Friday, August 31, 2007

Why?

Perhaps you have already seen this, but today I was thumbing through the new CBD catalog when I came across a new item in the children's Bible section:
Does it not look very like this?Not only that, but this Bible offers "dream girl" sections, "Bring it On" life application quizzez, and "Oh, I get it!" answers."

Why, oh why do Christians continue to copy our mediocre culture?!

Tuesday, August 28, 2007

Always Learning

What my recent resting has taught me:

Patience: This one is obvious.

Humility: Through accepting the love and help of my family and covenant community. I've been overwhelmed with the generosity of everyone around me. It has truly been a blessing to feel the love of Christ through each of them.

Selflessness: Through realizing that this really is not about me, it's about the life and health of the precious baby within me. Despite my discomfort and annoyance, her little life takes priority right now. Each additional day in the womb she grows a little stronger.

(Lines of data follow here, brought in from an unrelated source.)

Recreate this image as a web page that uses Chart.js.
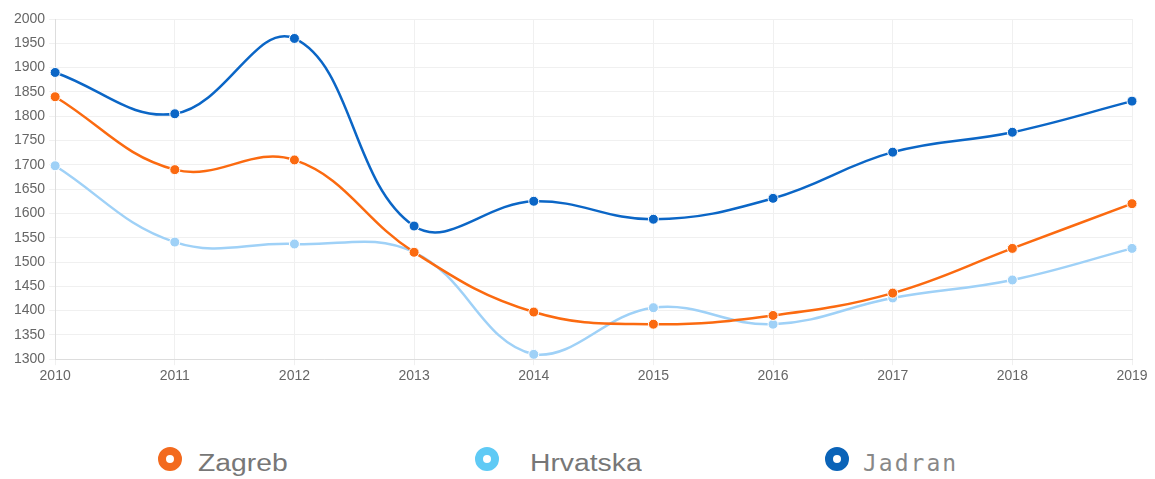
<!DOCTYPE html>
<html>
<head>
<meta charset="utf-8">
<script src="https://cdn.jsdelivr.net/npm/chart.js@4/dist/chart.umd.min.js"></script>
<style>
  body { margin: 0; background: #fff; font-family: "Liberation Sans", Arial, sans-serif; }
  #wrap { position: relative; width: 1155px; height: 479px; }
  #box { position: absolute; left: 0; top: 0; width: 1155px; height: 388px; }
  .leg { position: absolute; top: 444px; font-size: 23px; color: #777; line-height: 36px; }
  .dot { position: absolute; top: 3px; width: 8px; height: 8px; border-radius: 50%; border: 8px solid; background: #fff; }
  .leg span.t { position: absolute; top: 1px; white-space: nowrap; transform: scaleX(1.23); transform-origin: left center; }
  .leg span.mono { font-family: "DejaVu Sans Mono", monospace; font-size: 23px; letter-spacing: 2px; color: #888; transform: none; }
</style>
</head>
<body>
<div id="wrap">
  <div id="box"><canvas id="myChart"></canvas></div>
  <div id="legend"></div>
</div>
<script>
const years = ['2010', '2011', '2012', '2013', '2014', '2015', '2016', '2017', '2018', '2019'];
const zagreb = [1840, 1690, 1710, 1520, 1397, 1372, 1390, 1436, 1528, 1620];
const hrvatska = [1698, 1541, 1537, 1520, 1310, 1406, 1372, 1426, 1463, 1528];
const jadran = [1890, 1805, 1960, 1574, 1625, 1588, 1631, 1726, 1767, 1831];
const names = ['Zagreb', 'Hrvatska', 'Jadran'];
const colors = ['#fb6a10', '#9fd1f7', '#0b66c6'];
const legendDots = ['#f36a1e', '#5fcaf5', '#0a63b8'];

const ctx = document.getElementById("myChart");

function ds(i, values) {
  return {
    label: names[i],
    data: values,
    borderColor: colors[i],
    backgroundColor: colors[i],
    pointBackgroundColor: colors[i],
    pointBorderColor: '#fff',
    pointBorderWidth: 1,
    pointRadius: 5,
    borderWidth: 2.5,
    tension: 0.4,
    fill: false
  };
}

new Chart(ctx, {
  type: 'line',
  data: {
    labels: years,
    datasets: [ds(2, jadran), ds(0, zagreb), ds(1, hrvatska)]
  },
  options: {
    responsive: true,
    maintainAspectRatio: false,
    animation: false,
    layout: { padding: { top: 19, right: 23, left: 10 } },
    plugins: { legend: { display: false }, tooltip: { enabled: false } },
    scales: {
      x: {
        grid: { color: '#f0f0f0', drawTicks: true, tickLength: 6 },
        border: { color: '#ddd' },
        ticks: { color: '#666', font: { size: 14 }, maxRotation: 0 }
      },
      y: {
        min: 1300,
        max: 2000,
        grid: { color: '#f0f0f0', tickLength: 6 },
        border: { color: '#ddd' },
        ticks: {
          stepSize: 50, color: '#666', font: { size: 14 }, padding: 4,
          callback: function (v) { return String(v); }
        }
      }
    }
  }
});

// html legend below the chart
const legX = [[158, 198], [475, 530], [825, 863]];
const legend = document.getElementById('legend');
names.forEach(function (n, i) {
  const d = document.createElement('div');
  d.className = 'leg';
  d.style.left = legX[i][0] + 'px';
  const cls = i === 2 ? 't mono' : 't';
  d.innerHTML = '<div class="dot" style="left:0;border-color:' + legendDots[i] + '"></div>' +
    '<span class="' + cls + '" style="left:' + (legX[i][1] - legX[i][0]) + 'px">' + n + '</span>';
  legend.appendChild(d);
});
</script>
</body>
</html>
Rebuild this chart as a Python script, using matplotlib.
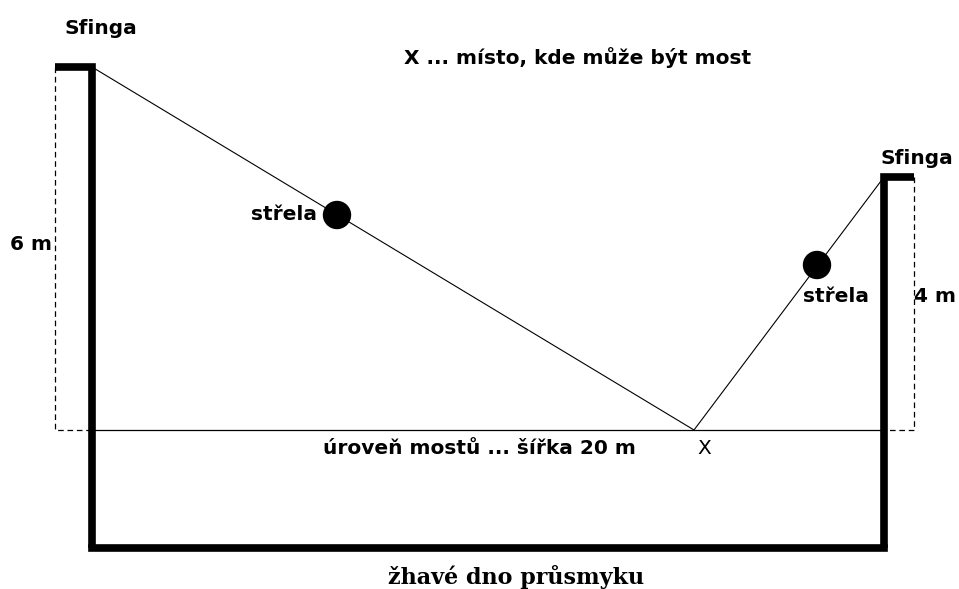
import matplotlib.pyplot as plt
import matplotlib.patches as mpatches

# geometry in pixel-like units (origin top-left)
left_wall_x = [55, 92, 92]
left_wall_y = [67, 67, 548]
right_wall_x = [914, 884, 884]
right_wall_y = [177, 177, 548]
floor_x = [92, 884]
floor_y = [548, 548]
level_x = [92, 884]
level_y = [430, 430]
left_dash_x = [55, 55, 92]
left_dash_y = [67, 430, 430]
right_dash_x = [914, 914, 884]
right_dash_y = [177, 430, 430]
path_x = [92, 694, 884]
path_y = [67, 430, 177]
balls_x = [337, 817]
balls_y = [215, 265]
ball_r = 13.5

labels = [
    ("Sfinga", 101, 28, "center", "bold"),
    ("Sfinga", 917, 158, "center", "bold"),
    ("X ... místo, kde může být most", 578, 58, "center", "bold"),
    ("střela", 317, 215, "right", "bold"),
    ("6 m", 52, 245, "right", "bold"),
    ("střela", 836, 296, "center", "bold"),
    ("4 m", 935, 296, "center", "bold"),
    ("úroveň mostů ... šířka 20 m", 479, 448, "center", "bold"),
    ("X", 704, 448, "center", "normal"),
]

fig = plt.figure(figsize=(9.59, 5.89), dpi=100)
ax = fig.add_axes([0, 0, 1, 1])
ax.set_xlim(0, 959)
ax.set_ylim(589, 0)
ax.axis("off")

ax.plot(left_wall_x, left_wall_y, color="black", lw=5.5, solid_capstyle="butt", solid_joinstyle="miter")
ax.plot(right_wall_x, right_wall_y, color="black", lw=5.5, solid_capstyle="butt", solid_joinstyle="miter")
ax.plot(floor_x, floor_y, color="black", lw=5.5, solid_capstyle="projecting")
ax.plot(level_x, level_y, color="black", lw=0.9)
ax.plot(left_dash_x, left_dash_y, color="black", lw=0.9, ls=(0, (4.5, 3)))
ax.plot(right_dash_x, right_dash_y, color="black", lw=0.9, ls=(0, (4.5, 3)))
ax.plot(path_x, path_y, color="black", lw=0.8)
for bx, by in zip(balls_x, balls_y):
    ax.add_patch(mpatches.Circle((bx, by), ball_r, color="black"))

for txt, x, y, ha, wt in labels:
    ax.text(x, y, txt, ha=ha, va="center", fontsize=14.5, fontweight=wt,
            family="DejaVu Sans", color="black")

ax.text(516, 577, "žhavé dno průsmyku", ha="center", va="center", fontsize=16,
        fontweight="bold", family="DejaVu Serif", color="black")

fig.savefig("out.png", dpi=100)
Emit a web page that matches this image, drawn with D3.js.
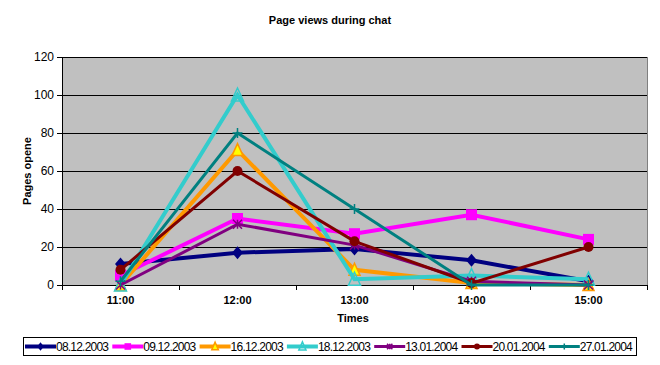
<!DOCTYPE html>
<html><head><meta charset="utf-8">
<script src="https://cdn.jsdelivr.net/npm/d3@7"></script>
<style>body{margin:0;background:#fff}svg{display:block;font-family:Arial,"Liberation Sans",sans-serif}</style>
</head><body>
<svg id="c" width="660" height="365"></svg>
<script>
const categories = ["11:00","12:00","13:00","14:00","15:00"];
const seriesNames = ["08.12.2003","09.12.2003","16.12.2003","18.12.2003","13.01.2004","20.01.2004","27.01.2004"];
const s0812 = [11, 17, 19, 13, 2];
const s0912 = [5, 35, 27, 37, 24];
const s1612 = [0, 71, 8, 1, 0];
const s1812 = [0, 100, 3, 5, 3];
const s1301 = [0, 32, 21, 2, 0];
const s2001 = [8, 60, 23, 1, 20];
const s2701 = [2, 80, 40, 0, 0];
const yTicks = [0,20,40,60,80,100,120];
const title = "Page views during chat";
const yTitle = "Pages opene";
const xTitle = "Times";

const values = [s0812,s0912,s1612,s1812,s1301,s2001,s2701];
const styles = [
  {line:"#000080", w:4, marker:"diamond", fill:"#000080", stroke:"#000080", size:11},
  {line:"#ff00ff", w:4, marker:"square", fill:"#ff00ff", stroke:"#ff00ff", size:11},
  {line:"#ff9900", w:4, marker:"triangle", fill:"#ffff00", stroke:"#ff9900", size:11},
  {line:"#33cccc", w:4, marker:"triangle", fill:"none", stroke:"#33cccc", size:12},
  {line:"#800080", w:3, marker:"star", fill:"none", stroke:"#800080", size:9},
  {line:"#800000", w:3, marker:"circle", fill:"#800000", stroke:"#800000", size:10},
  {line:"#008080", w:3, marker:"plus", fill:"none", stroke:"#008080", size:10}
];

const svg = d3.select("#c");
const L=62, R=647, T=57, B=285;
const x = d3.scaleBand().domain(categories).range([L,R]);
const y = d3.scaleLinear().domain([0,120]).range([B,T]);

svg.append("rect").attr("x",L).attr("y",T).attr("width",R-L).attr("height",B-T).attr("fill","#c0c0c0");
svg.append("g").selectAll("line").data(yTicks.slice(1)).join("line")
  .attr("x1",L).attr("x2",R).attr("y1",d=>y(d)).attr("y2",d=>y(d)).attr("stroke","#000").attr("stroke-width",1)
  .attr("shape-rendering","crispEdges");
svg.append("line").attr("x1",R).attr("x2",R).attr("y1",T).attr("y2",B).attr("stroke","#808080").attr("shape-rendering","crispEdges");

const yAxis = d3.axisLeft(y).tickValues(yTicks).tickSize(5).tickPadding(3);
const gy = svg.append("g").attr("transform",`translate(${L},0)`).call(yAxis);
gy.select(".domain").attr("stroke","#000");
gy.selectAll("text").attr("font-size",12).attr("fill","#000");
gy.selectAll("line").attr("shape-rendering","crispEdges");

const xb = d3.scaleLinear().domain([0,categories.length]).range([L,R]);
const gx = svg.append("g").attr("transform",`translate(0,${B})`);
gx.append("line").attr("x1",L).attr("x2",R).attr("stroke","#000").attr("shape-rendering","crispEdges");
gx.selectAll(".tk").data(d3.range(categories.length+1)).join("line").attr("class","tk")
  .attr("x1",d=>xb(d)).attr("x2",d=>xb(d)).attr("y1",0).attr("y2",5).attr("stroke","#000").attr("shape-rendering","crispEdges");
gx.selectAll("text").data(categories).join("text")
  .attr("x",d=>x(d)+x.bandwidth()/2).attr("y",19).attr("text-anchor","middle")
  .attr("font-size",11).attr("font-weight","bold").text(d=>d);

const line = d3.line().x((d,i)=>x(categories[i])+x.bandwidth()/2).y(d=>y(d));

function marker(g, type, cx, cy, st, scale){
  const s = st.size*(scale||1), h=s/2;
  if(type==="diamond") g.append("path").attr("d",`M${cx},${cy-h-1}L${cx+h},${cy}L${cx},${cy+h+1}L${cx-h},${cy}Z`).attr("fill",st.fill);
  else if(type==="square") g.append("rect").attr("x",cx-h).attr("y",cy-h).attr("width",s).attr("height",s).attr("fill",st.fill);
  else if(type==="triangle") g.append("path").attr("d",`M${cx},${cy-h-1}L${cx+h},${cy+h}L${cx-h},${cy+h}Z`)
     .attr("fill",st.fill).attr("stroke",st.stroke).attr("stroke-width",1.5);
  else if(type==="circle") g.append("circle").attr("cx",cx).attr("cy",cy).attr("r",h).attr("fill",st.fill);
  else if(type==="star") g.append("path").attr("d",`M${cx-h},${cy-h}L${cx+h},${cy+h}M${cx+h},${cy-h}L${cx-h},${cy+h}M${cx},${cy-h}L${cx},${cy+h}`)
     .attr("stroke",st.stroke).attr("stroke-width",1.5);
  else if(type==="plus") g.append("path").attr("d",`M${cx-h},${cy}L${cx+h},${cy}M${cx},${cy-h}L${cx},${cy+h}`)
     .attr("stroke",st.stroke).attr("stroke-width",1.5);
}

values.forEach((vals,k)=>{
  const st = styles[k];
  const g = svg.append("g");
  g.append("path").datum(vals).attr("d",line).attr("fill","none").attr("stroke",st.line).attr("stroke-width",st.w).attr("stroke-linejoin","miter");
  vals.forEach((v,i)=>marker(g, st.marker, x(categories[i])+x.bandwidth()/2, y(v), st));
});

svg.append("text").attr("x",330).attr("y",24).attr("text-anchor","middle").attr("font-size",11).attr("font-weight","bold").text(title);
svg.append("text").attr("transform","translate(31,171) rotate(-90)").attr("text-anchor","middle").attr("font-size",11).attr("font-weight","bold").text(yTitle);
svg.append("text").attr("x",353).attr("y",322).attr("text-anchor","middle").attr("font-size",11).attr("font-weight","bold").text(xTitle);

// legend
const lg = svg.append("g");
lg.append("rect").attr("x",23.5).attr("y",337.5).attr("width",613).attr("height",18).attr("fill","#fff").attr("stroke","#000");
seriesNames.forEach((n,k)=>{
  const st = styles[k];
  const x0 = 25 + k*87.3;
  lg.append("line").attr("x1",x0).attr("x2",x0+31).attr("y1",346.5).attr("y2",346.5).attr("stroke",st.line).attr("stroke-width",st.w);
  marker(lg, st.marker, x0+15.5, 346.5, st, 0.6);
  lg.append("text").attr("x",x0+31).attr("y",351).attr("font-size",12).attr("textLength",53).attr("lengthAdjust","spacing").text(n);
});
</script>
</body></html>
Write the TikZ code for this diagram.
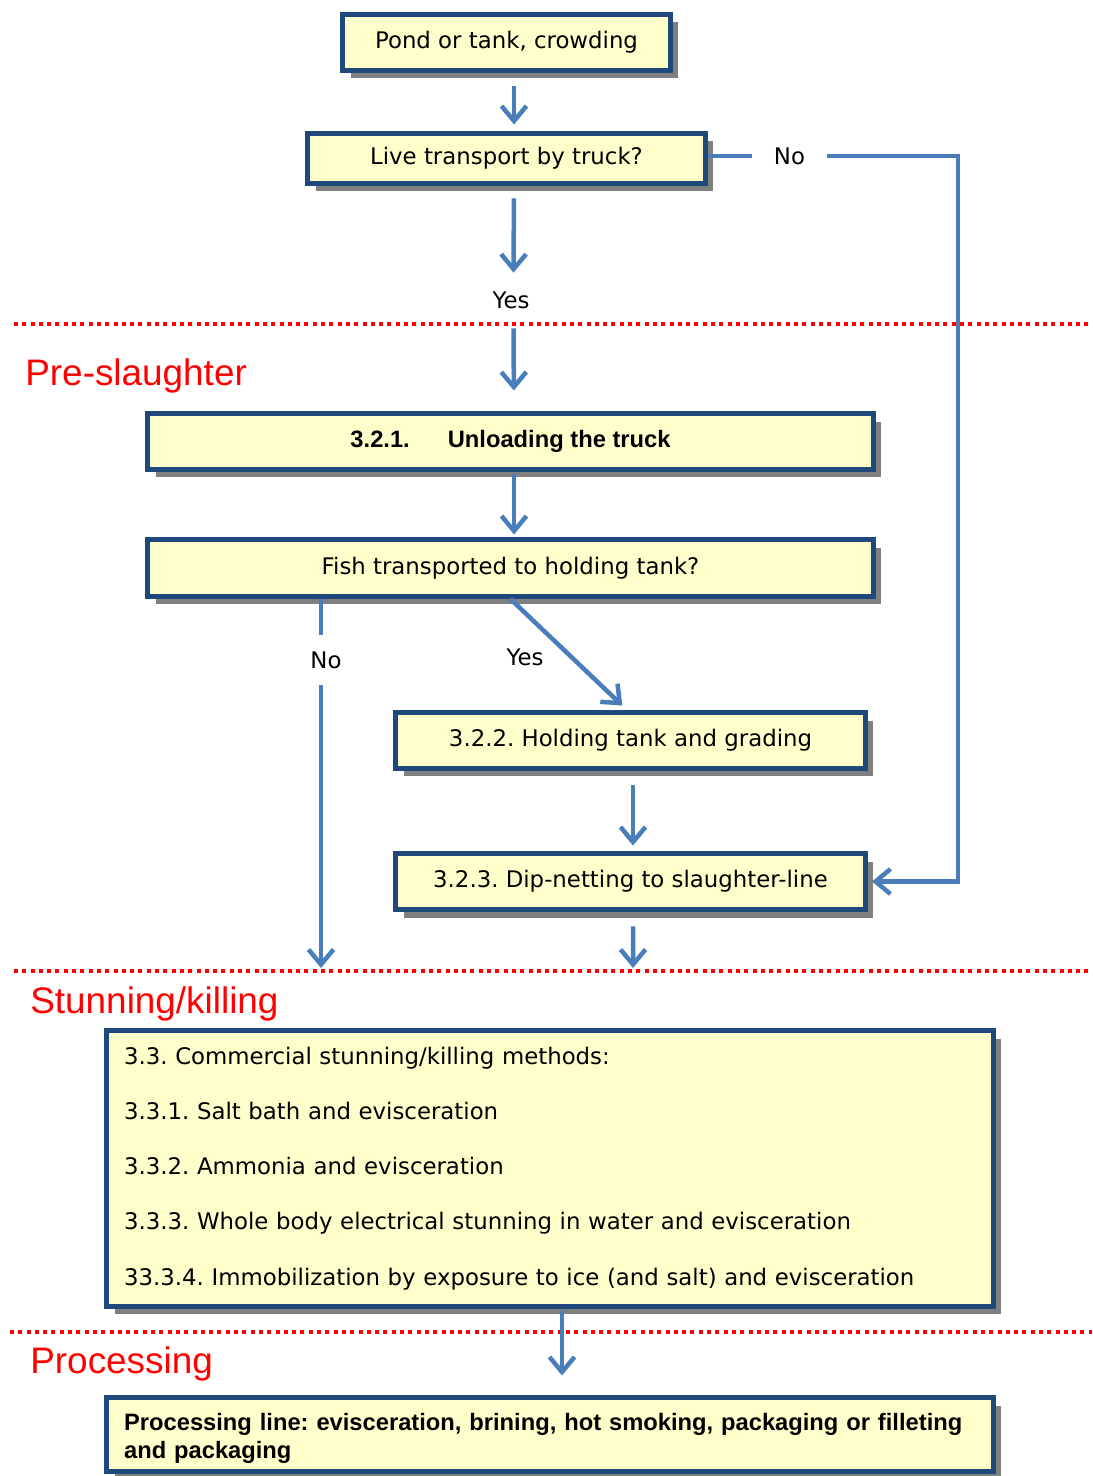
\documentclass[tikz,border=0pt]{standalone}
\usepackage{fontspec}
\setmainfont{DejaVu Sans}
\newfontfamily\arialfont{Liberation Sans}
\frenchspacing
\usetikzlibrary{arrows.meta,shadows}
\definecolor{boxblue}{RGB}{31,73,125}
\definecolor{boxfill}{RGB}{255,255,204}
\definecolor{flowblue}{RGB}{74,126,187}
\definecolor{shadowgray}{RGB}{128,128,128}

\begin{document}
\begin{tikzpicture}[x=0.02cm, y=-0.02cm]
\tikzset{box/.style = {shape=rectangle, draw=boxblue, line width=0.1cm, fill=boxfill, inner sep=0pt, font=\fontsize{13}{16}\selectfont, drop shadow={shadow xshift=0.16cm, shadow yshift=-0.16cm, fill=shadowgray, opacity=1}}}
    \tikzset{flow/.style = {draw=flowblue, line width=0.09cm}}
    \tikzset{flowarrow/.style = {flow, -{Straight Barb[length=0.3cm, width=0.5cm]}}}
    \tikzset{answer/.style = {font=\fontsize{13}{16}\selectfont, inner sep=0pt}}
    \tikzset{section/.style = {draw=red, line width=0.08cm, dash pattern=on 0.08cm off 0.086cm}}
    \tikzset{sectionlabel/.style = {text=red, font=\arialfont\fontsize{21}{25}\selectfont, anchor=west, inner sep=0pt}}
\useasboundingbox (0,0) rectangle (1092,1476);

% Section borders and their names
\draw[section] (14,324) -- (1092,324);
\draw[section] (14,971) -- (1092,971);
\draw[section] (10,1332) -- (1092,1332);
\node[sectionlabel] (pre) at (25,376) {Pre-slaughter};
\node[sectionlabel] (stunlabel) at (30,1004) {Stunning/killing};
\node[sectionlabel] (proclabel) at (30,1364) {Processing};

% Steps
\node[box, minimum width=6.56cm, minimum height=1.12cm] (pond) at (506.5,42.5) {Pond or tank, crowding};
\node[box, minimum width=7.96cm, minimum height=1cm] (truck) at (506.5,158.5) {Live transport by truck?};
\node[box, minimum width=14.52cm, minimum height=1.12cm, font=\arialfont\bfseries\fontsize{13.5}{16}\selectfont] (unload) at (510.5,441.5) {3.2.1.\hspace{0.76cm}Unloading the truck};
\node[box, minimum width=14.52cm, minimum height=1.14cm] (holdq) at (510.5,568) {Fish transported to holding tank?};
\node[box, minimum width=9.4cm, minimum height=1.12cm] (holding) at (630.5,740.5) {3.2.2. Holding tank and grading};
\node[box, minimum width=9.4cm, minimum height=1.12cm] (dipnet) at (630.5,881.5) {3.2.3. Dip-netting to slaughter-line};
\node[box, minimum width=17.74cm, minimum height=5.52cm, text width=17.04cm, align=left, inner xsep=0.35cm, font=\fontsize{13}{31.4}\selectfont] (stun) at (550,1168.5) {3.3. Commercial stunning/killing methods:\\
3.3.1. Salt bath and evisceration\\
3.3.2. Ammonia and evisceration\\
3.3.3. Whole body electrical stunning in water and evisceration\\
33.3.4. Immobilization by exposure to ice (and salt) and evisceration};
\node[box, minimum width=17.74cm, minimum height=1.48cm, text width=17.04cm, align=left, inner xsep=0.35cm, font=\arialfont\bfseries\fontsize{13.5}{15.9}\selectfont] (proc) at (550,1434.5) {\rule{0pt}{14.5pt}Processing line: evisceration, brining, hot smoking, packaging or filleting\\and packaging};

% Yes / No answers
\node[answer, minimum width=1.5cm] (no1) at (789.5,156) {No};
\node[answer, minimum height=1.1cm] (yes1) at (511,300.5) {Yes};
\node[answer] (yes2) at (525,657) {Yes};
\node[answer, minimum height=1cm] (no2) at (326,660) {No};
\coordinate (turn) at (958,881.5);
\coordinate (dipend) at (633,968);
\coordinate (noend) at (321,968);

% Connectors
\draw[flowarrow, shorten <=0.27cm, shorten >=0.13cm] ([xshift=0.15cm]pond.south) -- ([xshift=0.15cm]truck.north);
\draw[flowarrow, shorten <=0.25cm] ([xshift=0.15cm]truck.south) -- ([xshift=0.05cm]yes1.north);
\draw[flowarrow, shorten >=0.41cm] ([xshift=0.05cm]yes1.south) -- ([xshift=0.07cm]unload.north);
\draw[flow] (truck.east |- no1.west) -- (no1.west);
\draw[flowarrow, shorten >=0.08cm] (no1.east) -| (turn) -- (dipnet.east);
\draw[flowarrow, shorten <=0.05cm, shorten >=0.05cm] ([xshift=0.07cm]unload.south) -- ([xshift=0.07cm]holdq.north);
\draw[flowarrow, shorten >=0.13cm] (holdq.south) -- ([xshift=-0.07cm]holding.north);
\draw[flow] (holdq.south -| noend) -- (no2.north -| noend);
\draw[flowarrow] (no2.south -| noend) -- (noend);
\draw[flowarrow, shorten <=0.29cm, shorten >=0.11cm] ([xshift=0.05cm]holding.south) -- ([xshift=0.05cm]dipnet.north);
\draw[flowarrow, shorten <=0.29cm] ([xshift=0.05cm]dipnet.south) -- (dipend);
\draw[flowarrow, shorten <=0.05cm, shorten >=0.39cm] ([xshift=0.24cm]stun.south) -- ([xshift=0.24cm]proc.north);
\end{tikzpicture}
\end{document}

I am no longer on bed rest. This Friday, I reach full term (37 weeks). And, I thank the Lord for his faithfulness and that of his people. I look forward to sharing the good news with you soon!

Monday, August 20, 2007

Big Momma


Before every child's birth, we have taken this picture of a very pregnant Momma with her kiddos (except for the first pregnancy, of course!). So, this is the classic shot a taken a little earlier than usual, just in case we don't get another chance. Today, I am 35 weeks and 3 days along. I have only 3 1/2 weeks before my scheduled c-section on Sept. 13th. Although I am growing weary of being pregnant, for her sake I do hope that I can make it at least another week and a half.

Thursday, August 16, 2007

Undeserved Fruit

With her pretty green eyes more serious than most children of her age, the seven-year-old young lady listened as her Mother explained the situation. Mommy's baby was trying to come out, but it was still too early. So, Mommy needed to be very still and rest a lot to make sure that the baby's lungs developed enough to breathe on her own.

The precocious little woman listened intently, indicated that she understood, then went on about her day. That evening, after dinner, she got up from her seat and proceeded to clear the table as was her usual chore. But then she carried her little stool next to the kitchen sink and proceeded to do the job that was normally left for Mommy. She washed the dishes for the very first time. Afterwards, she commented that she really liked washing the dishes and that she wanted to do it every night. And so she has.

God is so gracious to bless our feeble efforts at parenthood.

Friday, August 10, 2007

Human Incubator

That's what I'm feeling like now. Yesterday morning at 2:30am, I awoke my husband to inform him that my contractions just weren't stopping. They had been going on since 8:45 the night before. So, being a repeat c-section, we got to go into L & D very early where I was poked and prodded until the contractions ceased. I'm thankful that they were able to stop them so that this little girl can develop a little more before meeting us all.

So, for now, I'm ordered to take it easy. No housework, lifting, time in the heat, etc. And so, I sit and wait like a Mama chicken sitting on her eggs. I can't wait to meet her, but I would like for it to be once she is strong enough to survive without the aid of machines or medicines. In only three weeks, she will be considered full term.

Knowing that this is my last baby, I think that I'll just sit back and focus on how cool it is to feel her little feet poking my belly - even when she's doing karate.

Have a great weekend!

Friday, August 3, 2007

just thinking...

With five weeks to go, it's really starting to hit me that very soon I will be the mother of four small people. I will have a 7, (almost)5, 2 and new-year-old to love and teach. I am certainly excited about this new little body separating from mine because it will fell good to not be pregnant anymore, and because I really look forward to holding her little body. But, there will be all new challenges for this Mama who already struggles with leaving the house with my three. I'm beginning to wonder if we'll ever get out again.

I guess, in a way, I 'm preparing myself for a year or two of pretty much staying close to home while finding creative ways to complete the tasks and errands that my husband depends on me for. I hardly remember Ma ever leaving the house, she kept herself quite busy right there. Now, if only my Laura and Mary could walk into town for me : )

I'm certainly not complaining, for I have yet to experience greater joy than the joy of adding to our family. Watching relationships form between my children, and developing my own bond with this little one are certainly things to enjoy in all their sweetness. I suppose I am just a bit anxious, anxious to see what this will really look like. And, excited to see how He will carry me through it.